» **GIVEN INFORMATION**
+ + + + +
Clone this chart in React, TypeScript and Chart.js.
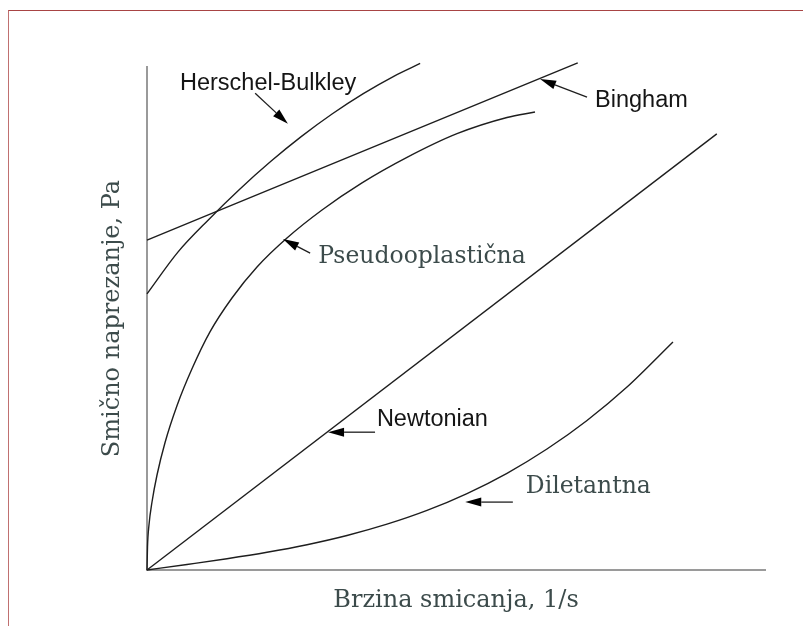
import React, { useEffect, useRef } from "react";
import { Chart, registerables } from "chart.js";

Chart.register(...registerables);

// ---- data (shear rate x, shear stress y; arbitrary units 0..100) ----
const newtonianX = [0, 92.2];
const newtonianY = [0, 86.7];

const binghamX = [0, 69.7];
const binghamY = [65.6, 100.8];

const herschelX = [0, 5, 10, 15, 20, 25, 30, 35, 40, 44.2];
const herschelY = [54.9, 63.2, 69.7, 75.7, 81.2, 86.2, 90.7, 94.7, 98.2, 100.7];

const pseudoX = [0, 0.08, 0.32, 0.81, 1.62, 2.91, 4.85, 7.28, 10.19, 13.75, 17.8, 22.65, 28.32, 34.79, 42.07, 50.16, 58.25, 62.78];
const pseudoY = [0, 4.57, 8.95, 13.52, 18.89, 25.31, 32.66, 40.0, 47.34, 54.08, 60.24, 66.0, 71.57, 76.96, 82.03, 86.74, 89.96, 91.05];

const dilatantX = [0, 6.47, 12.94, 19.42, 25.89, 32.36, 38.83, 45.31, 51.78, 58.25, 64.72, 71.2, 77.67, 85.11];
const dilatantY = [0, 1.1, 2.24, 3.52, 5.03, 6.86, 9.11, 11.85, 15.2, 19.23, 24.05, 29.73, 36.37, 45.33];

// ---- annotations ----
const labelTexts = ["Herschel-Bulkley", "Bingham", "Pseudooplastična", "Newtonian", "Diletantna"];
const labelSerif = [false, false, true, false, true];
const labelX = [5.34, 72.5, 27.7, 37.2, 61.3];
const labelY = [96.8, 93.4, 62.2, 29.9, 16.5];
const arrowTailX = [17.5, 71.2, 26.4, 36.9, 59.2];
const arrowTailY = [94.8, 94.0, 63.0, 27.4, 13.5];
const arrowHeadX = [22.8, 63.6, 22.0, 29.3, 51.5];
const arrowHeadY = [88.7, 97.6, 65.8, 27.4, 13.5];

const xTitle = "Brzina smicanja, 1/s";
const yTitle = "Smično naprezanje, Pa";

const SERIF = "'DejaVu Serif', serif";
const SANS = "'Liberation Sans', Arial, sans-serif";
const SERIF_COLOR = "#3c4b4b";
const SANS_COLOR = "#151515";
const CURVE_COLOR = "#1e1e1e";

const pts = (xs: number[], ys: number[]) => xs.map((x, i) => ({ x, y: ys[i] }));

const annotationPlugin = {
  id: "rheoAnnotations",
  afterDatasetsDraw(chart: any) {
    const { ctx, scales } = chart;
    const sx = scales.x;
    const sy = scales.y;
    ctx.save();
    for (let i = 0; i < labelTexts.length; i++) {
      const tx = sx.getPixelForValue(arrowTailX[i]);
      const ty = sy.getPixelForValue(arrowTailY[i]);
      const hx = sx.getPixelForValue(arrowHeadX[i]);
      const hy = sy.getPixelForValue(arrowHeadY[i]);
      const ang = Math.atan2(hy - ty, hx - tx);
      const len = 16;
      const half = 4.5;
      const bx = hx - len * Math.cos(ang);
      const by = hy - len * Math.sin(ang);
      ctx.strokeStyle = CURVE_COLOR;
      ctx.lineWidth = 1.3;
      ctx.beginPath();
      ctx.moveTo(tx, ty);
      ctx.lineTo(bx, by);
      ctx.stroke();
      ctx.fillStyle = "#000";
      ctx.beginPath();
      ctx.moveTo(hx, hy);
      ctx.lineTo(bx + half * Math.sin(ang), by - half * Math.cos(ang));
      ctx.lineTo(bx - half * Math.sin(ang), by + half * Math.cos(ang));
      ctx.closePath();
      ctx.fill();
      const serif = labelSerif[i];
      ctx.font = serif ? `23.5px ${SERIF}` : `23.5px ${SANS}`;
      ctx.fillStyle = serif ? SERIF_COLOR : SANS_COLOR;
      ctx.textAlign = "left";
      ctx.textBaseline = "middle";
      ctx.fillText(labelTexts[i], sx.getPixelForValue(labelX[i]), sy.getPixelForValue(labelY[i]));
    }
    ctx.restore();
  },
};

export default function App() {
  const ref = useRef<HTMLCanvasElement | null>(null);

  useEffect(() => {
    if (!ref.current) return;
    const ds = (xs: number[], ys: number[]) => ({
      data: pts(xs, ys),
      borderColor: CURVE_COLOR,
      borderWidth: 1.4,
      pointRadius: 0,
      showLine: true,
      fill: false,
      clip: false as any,
      cubicInterpolationMode: "monotone" as const,
    });
    const chart = new Chart(ref.current, {
      type: "scatter",
      data: {
        datasets: [
          ds(newtonianX, newtonianY),
          ds(binghamX, binghamY),
          ds(herschelX, herschelY),
          ds(pseudoX, pseudoY),
          ds(dilatantX, dilatantY),
        ],
      },
      options: {
        animation: false,
        responsive: false,
        layout: { padding: { left: 98.6, top: 67, right: 38, bottom: 10.6 } },
        plugins: { legend: { display: false }, tooltip: { enabled: false } },
        scales: {
          x: {
            type: "linear",
            min: 0,
            max: 100,
            ticks: { display: false },
            grid: { display: false, drawTicks: false },
            border: { display: true, color: "#9a9a9a", width: 2 },
            title: {
              display: true,
              text: xTitle,
              color: SERIF_COLOR,
              font: { family: SERIF, size: 24 },
              padding: { top: 16.6, bottom: 0 },
            },
          },
          y: {
            type: "linear",
            min: 0,
            max: 100,
            ticks: { display: false },
            grid: { display: false, drawTicks: false },
            border: { display: true, color: "#9a9a9a", width: 2 },
            title: {
              display: true,
              text: yTitle,
              color: SERIF_COLOR,
              font: { family: SERIF, size: 24 },
              padding: { top: 0, bottom: 19.6 },
            },
          },
        },
      },
      plugins: [annotationPlugin],
    });
    return () => chart.destroy();
  }, []);

  return (
    <div style={{ position: "fixed", left: 0, top: 0, width: 803, height: 626, background: "#fff" }}>
      <canvas ref={ref} width={803} height={626} style={{ position: "absolute", left: 0, top: 0 }} />
      <div
        style={{
          position: "absolute",
          left: 8,
          top: 10,
          right: 0,
          bottom: 0,
          borderTop: "1.5px solid #a84444",
          borderLeft: "1.5px solid #c07070",
          pointerEvents: "none",
        }}
      />
    </div>
  );
}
+ + + + +
» **PROBLEM DESCRIPTION**
Output the data above without changes, apart from leaving out the pictures.

» **OUTPUT FOR THIS TASK**
Clone this chart in React, TypeScript and Chart.js.
import React, { useEffect, useRef } from "react";
import { Chart, registerables } from "chart.js";

Chart.register(...registerables);

// ---- data (shear rate x, shear stress y; arbitrary units 0..100) ----
const newtonianX = [0, 92.2];
const newtonianY = [0, 86.7];

const binghamX = [0, 69.7];
const binghamY = [65.6, 100.8];

const herschelX = [0, 5, 10, 15, 20, 25, 30, 35, 40, 44.2];
const herschelY = [54.9, 63.2, 69.7, 75.7, 81.2, 86.2, 90.7, 94.7, 98.2, 100.7];

const pseudoX = [0, 0.08, 0.32, 0.81, 1.62, 2.91, 4.85, 7.28, 10.19, 13.75, 17.8, 22.65, 28.32, 34.79, 42.07, 50.16, 58.25, 62.78];
const pseudoY = [0, 4.57, 8.95, 13.52, 18.89, 25.31, 32.66, 40.0, 47.34, 54.08, 60.24, 66.0, 71.57, 76.96, 82.03, 86.74, 89.96, 91.05];

const dilatantX = [0, 6.47, 12.94, 19.42, 25.89, 32.36, 38.83, 45.31, 51.78, 58.25, 64.72, 71.2, 77.67, 85.11];
const dilatantY = [0, 1.1, 2.24, 3.52, 5.03, 6.86, 9.11, 11.85, 15.2, 19.23, 24.05, 29.73, 36.37, 45.33];

// ---- annotations ----
const labelTexts = ["Herschel-Bulkley", "Bingham", "Pseudooplastična", "Newtonian", "Diletantna"];
const labelSerif = [false, false, true, false, true];
const labelX = [5.34, 72.5, 27.7, 37.2, 61.3];
const labelY = [96.8, 93.4, 62.2, 29.9, 16.5];
const arrowTailX = [17.5, 71.2, 26.4, 36.9, 59.2];
const arrowTailY = [94.8, 94.0, 63.0, 27.4, 13.5];
const arrowHeadX = [22.8, 63.6, 22.0, 29.3, 51.5];
const arrowHeadY = [88.7, 97.6, 65.8, 27.4, 13.5];

const xTitle = "Brzina smicanja, 1/s";
const yTitle = "Smično naprezanje, Pa";

const SERIF = "'DejaVu Serif', serif";
const SANS = "'Liberation Sans', Arial, sans-serif";
const SERIF_COLOR = "#3c4b4b";
const SANS_COLOR = "#151515";
const CURVE_COLOR = "#1e1e1e";

const pts = (xs: number[], ys: number[]) => xs.map((x, i) => ({ x, y: ys[i] }));

const annotationPlugin = {
  id: "rheoAnnotations",
  afterDatasetsDraw(chart: any) {
    const { ctx, scales } = chart;
    const sx = scales.x;
    const sy = scales.y;
    ctx.save();
    for (let i = 0; i < labelTexts.length; i++) {
      const tx = sx.getPixelForValue(arrowTailX[i]);
      const ty = sy.getPixelForValue(arrowTailY[i]);
      const hx = sx.getPixelForValue(arrowHeadX[i]);
      const hy = sy.getPixelForValue(arrowHeadY[i]);
      const ang = Math.atan2(hy - ty, hx - tx);
      const len = 16;
      const half = 4.5;
      const bx = hx - len * Math.cos(ang);
      const by = hy - len * Math.sin(ang);
      ctx.strokeStyle = CURVE_COLOR;
      ctx.lineWidth = 1.3;
      ctx.beginPath();
      ctx.moveTo(tx, ty);
      ctx.lineTo(bx, by);
      ctx.stroke();
      ctx.fillStyle = "#000";
      ctx.beginPath();
      ctx.moveTo(hx, hy);
      ctx.lineTo(bx + half * Math.sin(ang), by - half * Math.cos(ang));
      ctx.lineTo(bx - half * Math.sin(ang), by + half * Math.cos(ang));
      ctx.closePath();
      ctx.fill();
      const serif = labelSerif[i];
      ctx.font = serif ? `23.5px ${SERIF}` : `23.5px ${SANS}`;
      ctx.fillStyle = serif ? SERIF_COLOR : SANS_COLOR;
      ctx.textAlign = "left";
      ctx.textBaseline = "middle";
      ctx.fillText(labelTexts[i], sx.getPixelForValue(labelX[i]), sy.getPixelForValue(labelY[i]));
    }
    ctx.restore();
  },
};

export default function App() {
  const ref = useRef<HTMLCanvasElement | null>(null);

  useEffect(() => {
    if (!ref.current) return;
    const ds = (xs: number[], ys: number[]) => ({
      data: pts(xs, ys),
      borderColor: CURVE_COLOR,
      borderWidth: 1.4,
      pointRadius: 0,
      showLine: true,
      fill: false,
      clip: false as any,
      cubicInterpolationMode: "monotone" as const,
    });
    const chart = new Chart(ref.current, {
      type: "scatter",
      data: {
        datasets: [
          ds(newtonianX, newtonianY),
          ds(binghamX, binghamY),
          ds(herschelX, herschelY),
          ds(pseudoX, pseudoY),
          ds(dilatantX, dilatantY),
        ],
      },
      options: {
        animation: false,
        responsive: false,
        layout: { padding: { left: 98.6, top: 67, right: 38, bottom: 10.6 } },
        plugins: { legend: { display: false }, tooltip: { enabled: false } },
        scales: {
          x: {
            type: "linear",
            min: 0,
            max: 100,
            ticks: { display: false },
            grid: { display: false, drawTicks: false },
            border: { display: true, color: "#9a9a9a", width: 2 },
            title: {
              display: true,
              text: xTitle,
              color: SERIF_COLOR,
              font: { family: SERIF, size: 24 },
              padding: { top: 16.6, bottom: 0 },
            },
          },
          y: {
            type: "linear",
            min: 0,
            max: 100,
            ticks: { display: false },
            grid: { display: false, drawTicks: false },
            border: { display: true, color: "#9a9a9a", width: 2 },
            title: {
              display: true,
              text: yTitle,
              color: SERIF_COLOR,
              font: { family: SERIF, size: 24 },
              padding: { top: 0, bottom: 19.6 },
            },
          },
        },
      },
      plugins: [annotationPlugin],
    });
    return () => chart.destroy();
  }, []);

  return (
    <div style={{ position: "fixed", left: 0, top: 0, width: 803, height: 626, background: "#fff" }}>
      <canvas ref={ref} width={803} height={626} style={{ position: "absolute", left: 0, top: 0 }} />
      <div
        style={{
          position: "absolute",
          left: 8,
          top: 10,
          right: 0,
          bottom: 0,
          borderTop: "1.5px solid #a84444",
          borderLeft: "1.5px solid #c07070",
          pointerEvents: "none",
        }}
      />
    </div>
  );
}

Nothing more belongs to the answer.